Coaching, even up through college, is mostly about who is willing to grind it out. Few people want to toil making next to no money for years, not knowing if you'll get that opportunity to be a head coach in high school, or grab on to a minor role in college and then just network for a better gig, jumping across the region (or, more likely, the nation), unable to support yourself doing that one job. It's not about superior intellects (even within that sport) simply doing superior things ... those with great minds aren't passing on a career as an astrophysicist or neurosurgeon to coach. The townies who are hometown heroes (or want to be) are typically the coaches. Or, as you said, a teacher who just wants some extra easy money.
There's a reason mediocre quants are coming in to sports organizations as analysts/consultants and blowing up the traditional coaching/scouting structure in many sports ... because all these "life long experts" in the field don't know **** (or nearly as much as they think they do). That goes up through the pro ranks. And the "life long experts" actively fight against acquisition and application of knowledge. Imagine the awfulness that exists at the high school levels if the pros don't know their ****?
Hoops was my 3rd sport, but I was still a starter (barely) or 6th man. Being a 5'11" power forward with no hops, I had to use my noggin to succeed. Most of my teammates were mediocre intellects, at best. Some were dummies. I was the one having to tell them the tendencies of our opponents and all that fun stuff that helps you win games, outside of athleticism and skill.
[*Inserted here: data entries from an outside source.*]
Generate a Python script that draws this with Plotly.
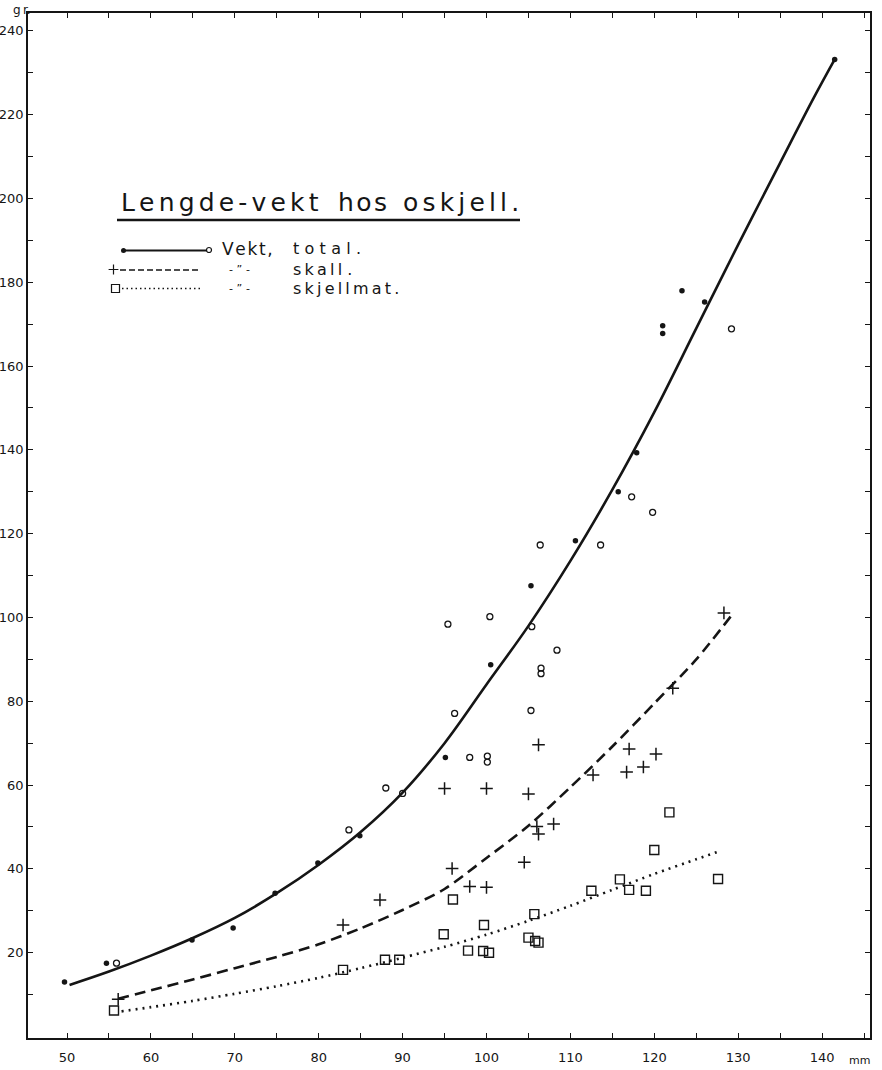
import plotly.graph_objects as go

# ---- Measurements: shell length (mm) and weight (g) ----
# Total weight, filled dots
total_len_a = [49.7, 54.7, 64.9, 69.8, 74.8, 79.9, 84.9, 95.1, 100.5, 105.3,
               110.6, 115.7, 117.9, 121.0, 121.0, 123.3, 126.0, 141.5]
total_wt_a = [13.0, 17.5, 23.0, 25.9, 34.2, 41.4, 47.9, 66.6, 88.7, 107.6,
              118.3, 130.0, 139.3, 169.6, 167.8, 178.0, 175.3, 233.2]
# Total weight, open circles
total_len_b = [55.9, 83.6, 88.0, 90.0, 95.4, 96.2, 98.0, 100.1, 100.1, 100.4,
               105.3, 105.4, 106.4, 106.5, 106.5, 108.4, 113.6, 117.3, 119.8, 129.2]
total_wt_b = [17.5, 49.3, 59.3, 58.0, 98.4, 77.1, 66.6, 66.9, 65.5, 100.2,
              77.8, 97.8, 117.3, 87.9, 86.6, 92.2, 117.3, 128.8, 125.1, 168.9]
# Shell weight
shell_len = [56.1, 82.9, 87.3, 95.0, 95.9, 98.0, 100.0, 100.0, 104.5, 105.0, 106.0,
             106.2, 106.2, 108.0, 112.7, 116.7, 117.0, 118.7, 120.2, 122.2, 128.3]
shell_wt = [8.9, 26.6, 32.6, 59.2, 40.1, 35.8, 59.2, 35.6, 41.6, 57.9, 50.1,
            48.3, 69.6, 50.7, 62.4, 63.1, 68.6, 64.3, 67.4, 83.1, 101.1]
# Meat weight
meat_len = [55.6, 82.9, 87.9, 89.6, 94.9, 96.0, 97.8, 99.7, 99.6, 100.3, 105.0,
            105.7, 105.8, 106.2, 112.5, 115.9, 117.0, 119.0, 120.0, 121.8, 127.6]
meat_wt = [6.2, 15.9, 18.3, 18.3, 24.4, 32.7, 20.5, 26.6, 20.4, 20.0, 23.6,
           29.2, 22.8, 22.4, 34.8, 37.5, 35.0, 34.8, 44.5, 53.5, 37.6]

# ---- Hand-fitted curves ----
fit_total_len = [50.3, 55, 60, 65, 70, 75, 80, 85, 90, 95, 100, 105, 110,
                 115, 120, 125, 130, 135, 139, 141.5]
fit_total_wt = [12.3, 15.5, 19.3, 23.5, 28.3, 34.2, 41.0, 48.8, 58.2, 70.0, 84.0,
                98.0, 113.5, 130.5, 149.0, 169.0, 189.0, 208.5, 224.0, 233.2]
fit_shell_len = [56.1, 60, 65, 70, 75, 80, 85, 90, 95, 100, 105, 110, 115,
                 120, 125, 129.4]
fit_shell_wt = [9.0, 11.0, 13.6, 16.3, 19.0, 22.0, 25.8, 30.2, 35.2, 42.6, 50.3,
                59.5, 69.2, 79.5, 90.0, 101.0]
fit_meat_len = [56.5, 60, 65, 70, 75, 80, 85, 90, 95, 100, 105, 110, 115, 120,
                125, 127.9]
fit_meat_wt = [6.0, 7.0, 8.5, 10.2, 12.0, 14.0, 16.3, 18.8, 21.4, 24.3, 27.6,
               31.2, 35.0, 38.8, 42.3, 44.3]

# ---- Axis ticks ----
x_ticks = list(range(50, 146, 5))
x_labels = [str(v) if v % 10 == 0 and v <= 140 else "" for v in x_ticks]
y_ticks = list(range(10, 241, 10))
y_labels = [str(v) if v % 20 == 0 else "" for v in y_ticks]

INK = "#151515"
FONT = "DejaVu Sans"
W, H = 882, 1070
L, R, T, B = 28, 12, 13, 32

fig = go.Figure()

# fitted curves
fig.add_trace(go.Scatter(x=fit_total_len, y=fit_total_wt, mode="lines",
                         line=dict(color=INK, width=2.6, shape="spline", smoothing=1.0),
                         hoverinfo="skip"))
fig.add_trace(go.Scatter(x=fit_shell_len, y=fit_shell_wt, mode="lines",
                         line=dict(color=INK, width=2.6, dash="11px,6px",
                                   shape="spline", smoothing=0.8),
                         hoverinfo="skip"))
fig.add_trace(go.Scatter(x=fit_meat_len, y=fit_meat_wt, mode="lines",
                         line=dict(color=INK, width=2.6, dash="2px,5px",
                                   shape="spline", smoothing=0.8),
                         hoverinfo="skip"))

# measured points
fig.add_trace(go.Scatter(x=total_len_a, y=total_wt_a, mode="markers",
                         marker=dict(symbol="circle", size=5.5, color=INK)))
fig.add_trace(go.Scatter(x=total_len_b, y=total_wt_b, mode="markers",
                         marker=dict(symbol="circle-open", size=6,
                                     color=INK, line=dict(width=1.3, color=INK))))
fig.add_trace(go.Scatter(x=shell_len, y=shell_wt, mode="markers",
                         marker=dict(symbol="cross-thin-open", size=9, color=INK,
                                     line=dict(width=1.5, color=INK))))
fig.add_trace(go.Scatter(x=meat_len, y=meat_wt, mode="markers",
                         marker=dict(symbol="square-open", size=9, color=INK,
                                     line=dict(width=1.4, color=INK))))


# ---- Key, drawn on a pixel-space overlay ----
def px2x(px):
    return (px - L) / (W - L - R)


def px2y(py):
    return (H - B - py) / (H - T - B)


KEY = dict(xaxis="x2", yaxis="y2", hoverinfo="skip")
fig.add_trace(go.Scatter(x=[123.5, 207], y=[250.5, 250.5], mode="lines",
                         line=dict(color=INK, width=2), **KEY))
fig.add_trace(go.Scatter(x=[123.5], y=[250.5], mode="markers",
                         marker=dict(symbol="circle", size=5, color=INK), **KEY))
fig.add_trace(go.Scatter(x=[209], y=[250], mode="markers",
                         marker=dict(symbol="circle-open", size=5, color=INK,
                                     line=dict(width=1.2, color=INK)), **KEY))
fig.add_trace(go.Scatter(x=[120, 201], y=[270, 270], mode="lines",
                         line=dict(color=INK, width=1.5, dash="6px,3px"), **KEY))
fig.add_trace(go.Scatter(x=[113.5], y=[269.5], mode="markers",
                         marker=dict(symbol="cross-thin-open", size=7, color=INK,
                                     line=dict(width=1.2, color=INK)), **KEY))
fig.add_trace(go.Scatter(x=[122, 201], y=[288.5, 288.5], mode="lines",
                         line=dict(color=INK, width=1.5, dash="1.5px,3px"), **KEY))
fig.add_trace(go.Scatter(x=[115.5], y=[288.5], mode="markers",
                         marker=dict(symbol="square-open", size=8, color=INK,
                                     line=dict(width=1.2, color=INK)), **KEY))


def spaced(word, gap="\u2009"):
    return gap.join(word)


def label(px, py, text, size, anchor="left"):
    fig.add_annotation(x=px2x(px), y=px2y(py), xref="paper", yref="paper",
                       text=text, showarrow=False, xanchor=anchor, yanchor="middle",
                       borderpad=0, font=dict(family=FONT, size=size, color=INK))


# title, letter-spaced word by word
label(120, 202, spaced("Lengde-vekt", "\u2006"), 25)
label(337, 202, spaced("hos", "\u200a"), 25)
label(402, 202, spaced("oskjell.", "\u2006"), 25)
fig.add_shape(type="line", xref="paper", yref="paper",
              x0=px2x(117), x1=px2x(520), y0=px2y(220), y1=px2y(220),
              line=dict(color=INK, width=2.6))

# key texts
DITTO = "-\u2004\u201d\u2004-"
label(221, 249, spaced("Vekt,", "\u200a"), 17)
label(292, 249, spaced("total.", "\u2004"), 16)
label(228, 269, DITTO, 11)
label(292, 269, spaced("skall", "\u2009") + "\u2004.", 16)
label(228, 288, DITTO, 11)
label(292, 288, spaced("skjellmat.", "\u2009"), 16)

# unit labels
label(859, 1060, "mm", 11, anchor="center")
label(22, 10, "g\u2009r.", 12, anchor="center")

axis_common = dict(showline=True, linecolor=INK, linewidth=1.8, mirror="allticks",
                   ticks="inside", tickcolor=INK, tickwidth=1.2, showgrid=False,
                   zeroline=False, tickmode="array", automargin=False,
                   tickfont=dict(family=FONT, size=13, color=INK))

fig.update_layout(
    width=W, height=H,
    margin=dict(l=L, r=R, t=T, b=B, autoexpand=False),
    paper_bgcolor="white", plot_bgcolor="white",
    showlegend=False,
    xaxis=dict(range=[45.35, 145.71], tickvals=x_ticks, ticktext=x_labels,
               ticklen=5, ticklabelstandoff=6, **axis_common),
    yaxis=dict(range=[-0.36, 244.27], tickvals=y_ticks, ticktext=y_labels,
               ticklen=5, ticklabelstandoff=0, **axis_common),
    xaxis2=dict(overlaying="x", range=[L, W - R], visible=False),
    yaxis2=dict(overlaying="y", range=[H - B, T], visible=False),
)

fig.write_html("out.html")
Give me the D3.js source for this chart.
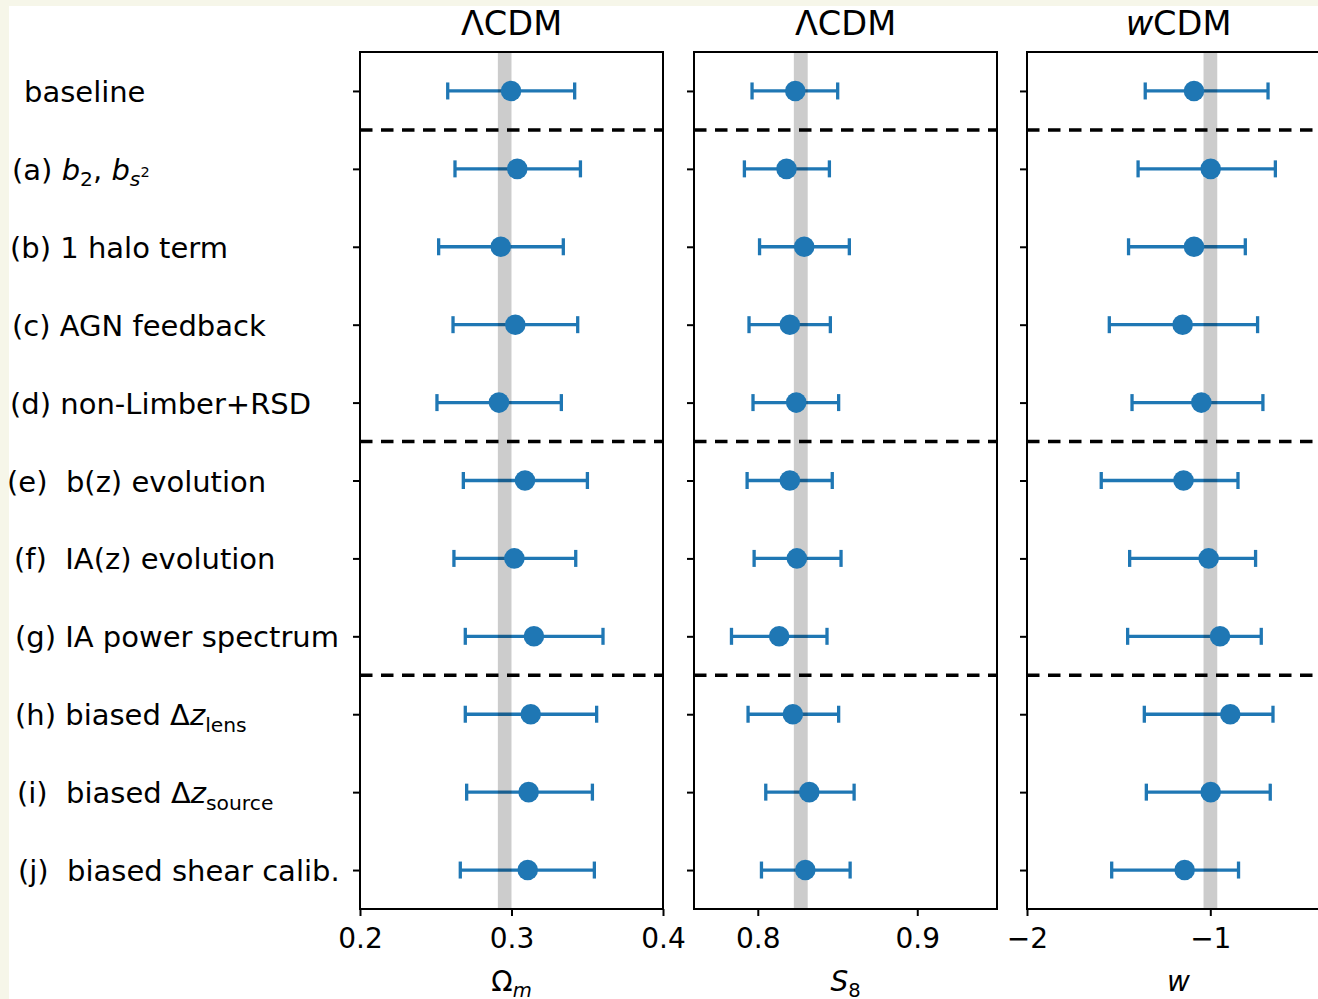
<!DOCTYPE html>
<html>
<head>
<meta charset="utf-8">
<script src="https://cdnjs.cloudflare.com/ajax/libs/d3/7.8.5/d3.min.js"></script>
<style>
body {margin: 0; background: #f6f6e9; overflow: hidden;}
text {font-family: "DejaVu Sans", sans-serif; white-space: pre; fill: #000;}
</style>
</head>
<body>
<svg id="fig" width="1318" height="999"></svg>
<script>
// row labels, one list of text pieces per row (it = italic, sub = subscript, ss = superscript on a subscript)
var row_labels = [
    [{t: "baseline"}],
    [{t: "(a) "}, {t: "b", it: 1}, {t: "2", sub: 1}, {t: ", "}, {t: "b", it: 1}, {t: "s", it: 1, sub: 1}, {t: "2", ss: 1}],
    [{t: "(b) 1 halo term"}],
    [{t: "(c) AGN feedback"}],
    [{t: "(d) non-Limber+RSD"}],
    [{t: "(e)  b(z) evolution"}],
    [{t: "(f)  IA(z) evolution"}],
    [{t: "(g) IA power spectrum"}],
    [{t: "(h) biased Δ"}, {t: "z", it: 1}, {t: "lens", sub: 1}],
    [{t: "(i)  biased Δ"}, {t: "z", it: 1}, {t: "source", sub: 1}],
    [{t: "(j)  biased shear calib."}]
];
var label_x = [24, 12, 10, 12, 10, 7, 14, 15, 15, 17, 18];

// Omega_m (LCDM)
var om_mid = [0.2997, 0.3038, 0.2929, 0.3025, 0.2917, 0.3089, 0.3019, 0.3148, 0.3127, 0.3113, 0.3107];
var om_lo  = [0.2579, 0.2627, 0.2519, 0.2614, 0.2508, 0.2682, 0.2620, 0.2695, 0.2695, 0.2704, 0.2662];
var om_hi  = [0.3417, 0.3455, 0.3342, 0.3437, 0.3329, 0.3501, 0.3424, 0.3604, 0.3562, 0.3534, 0.3547];
var om_band = [0.291, 0.300];
var om_ticks = [0.2, 0.3, 0.4];

// S8 (LCDM)
var s8_mid = [0.8235, 0.8180, 0.8291, 0.8201, 0.8241, 0.8201, 0.8245, 0.8134, 0.8220, 0.8323, 0.8298];
var s8_lo  = [0.7964, 0.7916, 0.8011, 0.7945, 0.7970, 0.7933, 0.7977, 0.7835, 0.7939, 0.8050, 0.8023];
var s8_hi  = [0.8501, 0.8449, 0.8574, 0.8455, 0.8507, 0.8467, 0.8522, 0.8434, 0.8507, 0.8604, 0.8579];
var s8_band = [0.8226, 0.8313];
var s8_ticks = [0.8, 0.9];

// w (wCDM)
var w_mid = [-1.089, -0.998, -1.089, -1.151, -1.049, -1.146, -1.009, -0.947, -0.891, -0.998, -1.140];
var w_lo  = [-1.355, -1.394, -1.446, -1.551, -1.427, -1.595, -1.440, -1.451, -1.360, -1.349, -1.538];
var w_hi  = [-0.685, -0.645, -0.809, -0.742, -0.713, -0.849, -0.753, -0.722, -0.658, -0.673, -0.846];
var w_band = [-1.037, -0.962];
var w_ticks = [-2, -1];

// group separators sit between rows
var separators = [0.5, 4.5, 7.5];

var blue = "#1f77b4";
var fs = 28;

var panels = [
    {left: 360, domain: [0.2, 0.4], ticks: om_ticks, fmt: d3.format(".1f"),
     mid: om_mid, lo: om_lo, hi: om_hi, band: om_band,
     title: [{t: "ΛCDM"}], xlab: [{t: "Ω"}, {t: "m", it: 1, sub: 1}]},
    {left: 694, domain: [0.76, 0.95], ticks: s8_ticks, fmt: d3.format(".1f"),
     mid: s8_mid, lo: s8_lo, hi: s8_hi, band: s8_band,
     title: [{t: "ΛCDM"}], xlab: [{t: "S", it: 1}, {t: "8", sub: 1}]},
    {left: 1027, domain: [-2, -0.347], ticks: w_ticks, fmt: d3.format("d"),
     mid: w_mid, lo: w_lo, hi: w_hi, band: w_band,
     title: [{t: "w", it: 1}, {t: "CDM"}], xlab: [{t: "w", it: 1}]}
];
var pw = 303, p_top = 52, p_bot = 909;

var svg = d3.select("#fig");
svg.append("rect").attr("x", 9).attr("y", 6).attr("width", 1400).attr("height", 1100).attr("fill", "#fff");

var y = d3.scaleLinear().domain([-0.5, 10.5]).range([p_top, p_bot]);

// writes a list of pieces into a text element, with sub/superscripts
function rich_text(sel, pieces, size) {
    var prev = 0;
    pieces.forEach(function(p) {
	var shift = 0, sz = size;
	if (p.sub) { shift = 0.22 * size; sz = 0.7 * size; }
	if (p.ss) { shift = -0.1 * size; sz = 0.5 * size; }
	sel.append("tspan")
	    .attr("dy", shift - prev)
	    .style("font-size", sz + "px")
	    .style("font-style", p.it ? "italic" : "normal")
	    .text(p.t);
	prev = shift;
    });
    return sel;
}

var rows = d3.range(row_labels.length);

panels.forEach(function(p, k) {
    var x = d3.scaleLinear().domain(p.domain).range([p.left, p.left + pw]);
    var g = svg.append("g");
    var data = rows.map(function(i) { return {i: i, m: p.mid[i], lo: p.lo[i], hi: p.hi[i]}; });

    // dashed separators
    g.selectAll(".sep").data(separators).enter().append("line")
	.attr("x1", p.left).attr("x2", p.left + pw)
	.attr("y1", function(d) { return y(d); }).attr("y2", function(d) { return y(d); })
	.style("stroke", "#000").style("stroke-width", 3.5)
	.style("stroke-dasharray", "12.5,8.5");

    // error bars
    g.selectAll(".eb").data(data).enter().append("line")
	.attr("x1", function(d) { return x(d.lo); }).attr("x2", function(d) { return x(d.hi); })
	.attr("y1", function(d) { return y(d.i); }).attr("y2", function(d) { return y(d.i); })
	.style("stroke", blue).style("stroke-width", 3.3);
    ["lo", "hi"].forEach(function(key) {
	g.selectAll(".cap_" + key).data(data).enter().append("line")
	    .attr("x1", function(d) { return x(d[key]); }).attr("x2", function(d) { return x(d[key]); })
	    .attr("y1", function(d) { return y(d.i) - 8.5; }).attr("y2", function(d) { return y(d.i) + 8.5; })
	    .style("stroke", blue).style("stroke-width", 3.3);
    });

    // reference band
    g.append("rect")
	.attr("x", x(p.band[0])).attr("width", x(p.band[1]) - x(p.band[0]))
	.attr("y", p_top).attr("height", p_bot - p_top)
	.style("fill", "rgba(0,0,0,0.2)");

    // markers
    g.selectAll(".pt").data(data).enter().append("circle")
	.attr("cx", function(d) { return x(d.m); })
	.attr("cy", function(d) { return y(d.i); })
	.attr("r", 10.3)
	.style("fill", blue);

    // frame
    g.append("rect")
	.attr("x", p.left).attr("y", p_top).attr("width", pw).attr("height", p_bot - p_top)
	.style("fill", "none").style("stroke", "#000").style("stroke-width", 2);

    // x axis
    var xa = g.append("g").attr("transform", "translate(0," + p_bot + ")")
	.call(d3.axisBottom(x).tickValues(p.ticks).tickFormat(p.fmt).tickSize(7).tickSizeOuter(0).tickPadding(12));
    xa.select(".domain").remove();
    xa.selectAll(".tick line").style("stroke-width", 2);
    xa.selectAll("text").style("font-size", fs + "px").style("font-family", "DejaVu Sans");

    // y ticks
    var ya = g.append("g").attr("transform", "translate(" + p.left + ",0)")
	.call(d3.axisLeft(y).tickValues(rows).tickFormat("").tickSize(7).tickSizeOuter(0));
    ya.select(".domain").remove();
    ya.selectAll(".tick line").style("stroke-width", 2);

    // title and x label
    rich_text(g.append("text")
	      .attr("x", p.left + pw / 2).attr("y", 35)
	      .attr("text-anchor", "middle"), p.title, 33.6);
    rich_text(g.append("text")
	      .attr("x", p.left + pw / 2).attr("y", 991)
	      .attr("text-anchor", "middle"), p.xlab, fs);
});

// row labels on the first panel
rows.forEach(function(i) {
    rich_text(svg.append("text")
	      .attr("x", label_x[i])
	      .attr("y", y(i) + 11), row_labels[i], 29);
});
</script>
</body>
</html>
At least 5 of my teammates went on to become high school basketball coaches in some form, including some long-time successful head coaches still out there coaching ... and actually another became a D3 college coach. The best player (by far), who was smart, did well academically, and was a floor general on the court, never became a coach because, after he played in college, he went on to a successful career in finance. I never coached (any sport, except on a volunteer youth basis), because my career took me far away from that. I've had parents and current coaches ask me, based on my volunteer experience, if I'm an actual coach, and prodding me to either become a coach or set up private instruction ... but I just don't have the time nor the inclination. I just give them the information for free.
The only kid from my high school baseball squad, other than one kid who also became a hoops coach (he became a teacher at the same school), to become a baseball coach was a kid who seemed stoned all the time (wasn't the brightest bulb on the field, either), and who never made it past community college. He's been a successful Legion coach for decades. No one from my college team coaches, that I'm aware of.
In football, our head coach for a couple years was terrible. We underperformed greatly. We had a program that was typically successful, a lot of talent that went on to play in lower-level college (still well above average for our area), we were successful as a team in each step up until varsity, and we still had 1-win seasons at the varsity level with this guy at the helm. Just awful decisions in who was playing where, and the play-calling was mind-numbingly bad. He went on, shortly thereafter, to coach in college and has now worked his way up to being a D1 coordinator. One kid a class up from me in high school was constantly in trouble in school ... barely staying academically eligible to play, getting suspended for behavioral issues (including some legal stuff), and never even played because he wasn't very talented ... just a bad, dumb egg you wanted to stay away from. Last I knew, he was a top assistant football coach at a successful private school in my old stomping grounds.